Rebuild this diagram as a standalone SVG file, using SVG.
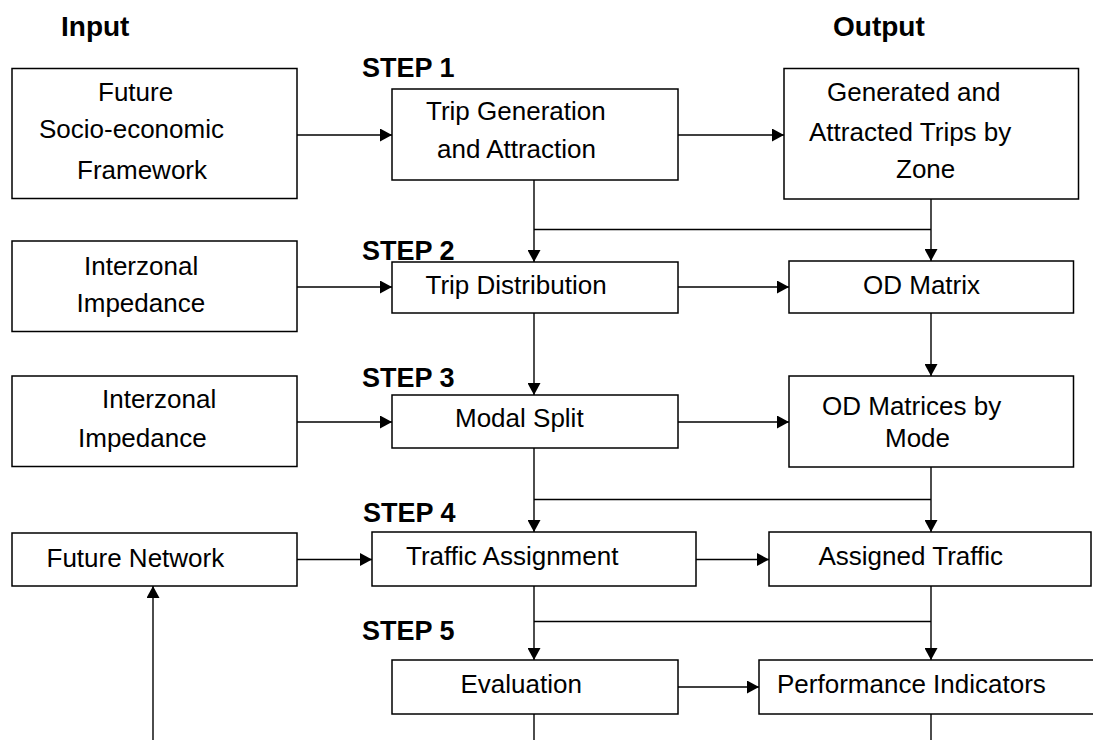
<svg xmlns="http://www.w3.org/2000/svg" width="1093" height="740" viewBox="0 0 1093 740">
<style>
.box{fill:#fff;stroke:#000;stroke-width:1.5}
.t{font-family:"Liberation Sans",Arial,sans-serif;font-size:26px;fill:#000}
.h{font-family:"Liberation Sans",Arial,sans-serif;font-size:28px;font-weight:bold;fill:#000}
.s{font-family:"Liberation Sans",Arial,sans-serif;font-size:27px;font-weight:bold;fill:#000}
.c{fill:none;stroke:#000;stroke-width:1.4}
</style>
<defs>
<marker id="ah" markerUnits="userSpaceOnUse" markerWidth="13" markerHeight="13" refX="12" refY="6.5" orient="auto">
<path d="M0,0 L12,6.5 L0,13 z" fill="#000"/>
</marker>
</defs>
<rect width="1093" height="740" fill="#fff"/>
<g id="headers">
<text class="h" x="61" y="36">Input</text>
<text class="h" x="833" y="36">Output</text>
</g>
<g id="steps">
<text class="s" x="362" y="77">STEP 1</text>
<text class="s" x="362" y="260">STEP 2</text>
<text class="s" x="362" y="387">STEP 3</text>
<text class="s" x="363" y="522">STEP 4</text>
<text class="s" x="362" y="640">STEP 5</text>
</g>
<g id="connectors">
<line class="c" x1="297" y1="135" x2="392" y2="135" marker-end="url(#ah)"/>
<line class="c" x1="678" y1="135" x2="784" y2="135" marker-end="url(#ah)"/>
<line class="c" x1="534" y1="180" x2="534" y2="262" marker-end="url(#ah)"/>
<line class="c" x1="931" y1="199" x2="931" y2="261" marker-end="url(#ah)"/>
<line class="c" x1="534" y1="229.5" x2="931" y2="229.5"/>
<line class="c" x1="297" y1="287" x2="392" y2="287" marker-end="url(#ah)"/>
<line class="c" x1="678" y1="287" x2="789" y2="287" marker-end="url(#ah)"/>
<line class="c" x1="534" y1="313" x2="534" y2="395" marker-end="url(#ah)"/>
<line class="c" x1="931" y1="313" x2="931" y2="376" marker-end="url(#ah)"/>
<line class="c" x1="297" y1="422" x2="392" y2="422" marker-end="url(#ah)"/>
<line class="c" x1="678" y1="422" x2="789" y2="422" marker-end="url(#ah)"/>
<line class="c" x1="534" y1="448" x2="534" y2="532" marker-end="url(#ah)"/>
<line class="c" x1="931" y1="467" x2="931" y2="532" marker-end="url(#ah)"/>
<line class="c" x1="534" y1="499.5" x2="931" y2="499.5"/>
<line class="c" x1="297" y1="559.5" x2="372" y2="559.5" marker-end="url(#ah)"/>
<line class="c" x1="696" y1="559.5" x2="769" y2="559.5" marker-end="url(#ah)"/>
<line class="c" x1="534" y1="586" x2="534" y2="660" marker-end="url(#ah)"/>
<line class="c" x1="931" y1="586" x2="931" y2="660" marker-end="url(#ah)"/>
<line class="c" x1="534" y1="621.5" x2="931" y2="621.5"/>
<line class="c" x1="678" y1="687" x2="759" y2="687" marker-end="url(#ah)"/>
<line class="c" x1="534" y1="714" x2="534" y2="740"/>
<line class="c" x1="931" y1="714" x2="931" y2="740"/>
<line class="c" x1="153" y1="740" x2="153" y2="586" marker-end="url(#ah)"/>
</g>
<g id="n-socio">
<rect class="box" x="12" y="68.5" width="285" height="130"/>
<text class="t" x="98" y="101">Future</text>
<text class="t" x="39" y="138">Socio-economic</text>
<text class="t" x="77" y="179">Framework</text>
</g>
<g id="n-tripgen">
<rect class="box" x="392" y="89" width="286" height="91"/>
<text class="t" x="426" y="120">Trip Generation</text>
<text class="t" x="437" y="158">and Attraction</text>
</g>
<g id="n-genattr">
<rect class="box" x="784" y="68.5" width="294.5" height="130.5"/>
<text class="t" x="827" y="101">Generated and</text>
<text class="t" x="809" y="141">Attracted Trips by</text>
<text class="t" x="896" y="178">Zone</text>
</g>
<g id="n-imp1">
<rect class="box" x="12" y="241" width="285" height="90.5"/>
<text class="t" x="84" y="275">Interzonal</text>
<text class="t" x="76.5" y="312">Impedance</text>
</g>
<g id="n-tripdist">
<rect class="box" x="392" y="262" width="286" height="51"/>
<text class="t" x="425.5" y="294">Trip Distribution</text>
</g>
<g id="n-od">
<rect class="box" x="789" y="261" width="284.5" height="52"/>
<text class="t" x="863" y="294">OD Matrix</text>
</g>
<g id="n-imp2">
<rect class="box" x="12" y="376" width="285" height="90.5"/>
<text class="t" x="102" y="408">Interzonal</text>
<text class="t" x="78" y="447">Impedance</text>
</g>
<g id="n-modal">
<rect class="box" x="392" y="395" width="286" height="53"/>
<text class="t" x="455" y="427">Modal Split</text>
</g>
<g id="n-odmode">
<rect class="box" x="789" y="376" width="284.5" height="91"/>
<text class="t" x="822" y="415">OD Matrices by</text>
<text class="t" x="885" y="447">Mode</text>
</g>
<g id="n-network">
<rect class="box" x="12" y="533" width="285" height="53"/>
<text class="t" x="46.5" y="567">Future Network</text>
</g>
<g id="n-assign">
<rect class="box" x="372" y="532" width="324" height="54"/>
<text class="t" x="406" y="564.5">Traffic Assignment</text>
</g>
<g id="n-assigned">
<rect class="box" x="769" y="532" width="322" height="54"/>
<text class="t" x="818.5" y="565">Assigned Traffic</text>
</g>
<g id="n-eval">
<rect class="box" x="392" y="660" width="286" height="54"/>
<text class="t" x="460.5" y="693">Evaluation</text>
</g>
<g id="n-perf">
<rect class="box" x="759" y="660" width="345" height="54"/>
<text class="t" x="777" y="693">Performance Indicators</text>
</g>
</svg>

▶ _Short exercise_: Quote each line of the listing exactly, but leave the pictures out.

▶ _Solution to the exercise_:
Rebuild this diagram as a standalone SVG file, using SVG.
<svg xmlns="http://www.w3.org/2000/svg" width="1093" height="740" viewBox="0 0 1093 740">
<style>
.box{fill:#fff;stroke:#000;stroke-width:1.5}
.t{font-family:"Liberation Sans",Arial,sans-serif;font-size:26px;fill:#000}
.h{font-family:"Liberation Sans",Arial,sans-serif;font-size:28px;font-weight:bold;fill:#000}
.s{font-family:"Liberation Sans",Arial,sans-serif;font-size:27px;font-weight:bold;fill:#000}
.c{fill:none;stroke:#000;stroke-width:1.4}
</style>
<defs>
<marker id="ah" markerUnits="userSpaceOnUse" markerWidth="13" markerHeight="13" refX="12" refY="6.5" orient="auto">
<path d="M0,0 L12,6.5 L0,13 z" fill="#000"/>
</marker>
</defs>
<rect width="1093" height="740" fill="#fff"/>
<g id="headers">
<text class="h" x="61" y="36">Input</text>
<text class="h" x="833" y="36">Output</text>
</g>
<g id="steps">
<text class="s" x="362" y="77">STEP 1</text>
<text class="s" x="362" y="260">STEP 2</text>
<text class="s" x="362" y="387">STEP 3</text>
<text class="s" x="363" y="522">STEP 4</text>
<text class="s" x="362" y="640">STEP 5</text>
</g>
<g id="connectors">
<line class="c" x1="297" y1="135" x2="392" y2="135" marker-end="url(#ah)"/>
<line class="c" x1="678" y1="135" x2="784" y2="135" marker-end="url(#ah)"/>
<line class="c" x1="534" y1="180" x2="534" y2="262" marker-end="url(#ah)"/>
<line class="c" x1="931" y1="199" x2="931" y2="261" marker-end="url(#ah)"/>
<line class="c" x1="534" y1="229.5" x2="931" y2="229.5"/>
<line class="c" x1="297" y1="287" x2="392" y2="287" marker-end="url(#ah)"/>
<line class="c" x1="678" y1="287" x2="789" y2="287" marker-end="url(#ah)"/>
<line class="c" x1="534" y1="313" x2="534" y2="395" marker-end="url(#ah)"/>
<line class="c" x1="931" y1="313" x2="931" y2="376" marker-end="url(#ah)"/>
<line class="c" x1="297" y1="422" x2="392" y2="422" marker-end="url(#ah)"/>
<line class="c" x1="678" y1="422" x2="789" y2="422" marker-end="url(#ah)"/>
<line class="c" x1="534" y1="448" x2="534" y2="532" marker-end="url(#ah)"/>
<line class="c" x1="931" y1="467" x2="931" y2="532" marker-end="url(#ah)"/>
<line class="c" x1="534" y1="499.5" x2="931" y2="499.5"/>
<line class="c" x1="297" y1="559.5" x2="372" y2="559.5" marker-end="url(#ah)"/>
<line class="c" x1="696" y1="559.5" x2="769" y2="559.5" marker-end="url(#ah)"/>
<line class="c" x1="534" y1="586" x2="534" y2="660" marker-end="url(#ah)"/>
<line class="c" x1="931" y1="586" x2="931" y2="660" marker-end="url(#ah)"/>
<line class="c" x1="534" y1="621.5" x2="931" y2="621.5"/>
<line class="c" x1="678" y1="687" x2="759" y2="687" marker-end="url(#ah)"/>
<line class="c" x1="534" y1="714" x2="534" y2="740"/>
<line class="c" x1="931" y1="714" x2="931" y2="740"/>
<line class="c" x1="153" y1="740" x2="153" y2="586" marker-end="url(#ah)"/>
</g>
<g id="n-socio">
<rect class="box" x="12" y="68.5" width="285" height="130"/>
<text class="t" x="98" y="101">Future</text>
<text class="t" x="39" y="138">Socio-economic</text>
<text class="t" x="77" y="179">Framework</text>
</g>
<g id="n-tripgen">
<rect class="box" x="392" y="89" width="286" height="91"/>
<text class="t" x="426" y="120">Trip Generation</text>
<text class="t" x="437" y="158">and Attraction</text>
</g>
<g id="n-genattr">
<rect class="box" x="784" y="68.5" width="294.5" height="130.5"/>
<text class="t" x="827" y="101">Generated and</text>
<text class="t" x="809" y="141">Attracted Trips by</text>
<text class="t" x="896" y="178">Zone</text>
</g>
<g id="n-imp1">
<rect class="box" x="12" y="241" width="285" height="90.5"/>
<text class="t" x="84" y="275">Interzonal</text>
<text class="t" x="76.5" y="312">Impedance</text>
</g>
<g id="n-tripdist">
<rect class="box" x="392" y="262" width="286" height="51"/>
<text class="t" x="425.5" y="294">Trip Distribution</text>
</g>
<g id="n-od">
<rect class="box" x="789" y="261" width="284.5" height="52"/>
<text class="t" x="863" y="294">OD Matrix</text>
</g>
<g id="n-imp2">
<rect class="box" x="12" y="376" width="285" height="90.5"/>
<text class="t" x="102" y="408">Interzonal</text>
<text class="t" x="78" y="447">Impedance</text>
</g>
<g id="n-modal">
<rect class="box" x="392" y="395" width="286" height="53"/>
<text class="t" x="455" y="427">Modal Split</text>
</g>
<g id="n-odmode">
<rect class="box" x="789" y="376" width="284.5" height="91"/>
<text class="t" x="822" y="415">OD Matrices by</text>
<text class="t" x="885" y="447">Mode</text>
</g>
<g id="n-network">
<rect class="box" x="12" y="533" width="285" height="53"/>
<text class="t" x="46.5" y="567">Future Network</text>
</g>
<g id="n-assign">
<rect class="box" x="372" y="532" width="324" height="54"/>
<text class="t" x="406" y="564.5">Traffic Assignment</text>
</g>
<g id="n-assigned">
<rect class="box" x="769" y="532" width="322" height="54"/>
<text class="t" x="818.5" y="565">Assigned Traffic</text>
</g>
<g id="n-eval">
<rect class="box" x="392" y="660" width="286" height="54"/>
<text class="t" x="460.5" y="693">Evaluation</text>
</g>
<g id="n-perf">
<rect class="box" x="759" y="660" width="345" height="54"/>
<text class="t" x="777" y="693">Performance Indicators</text>
</g>
</svg>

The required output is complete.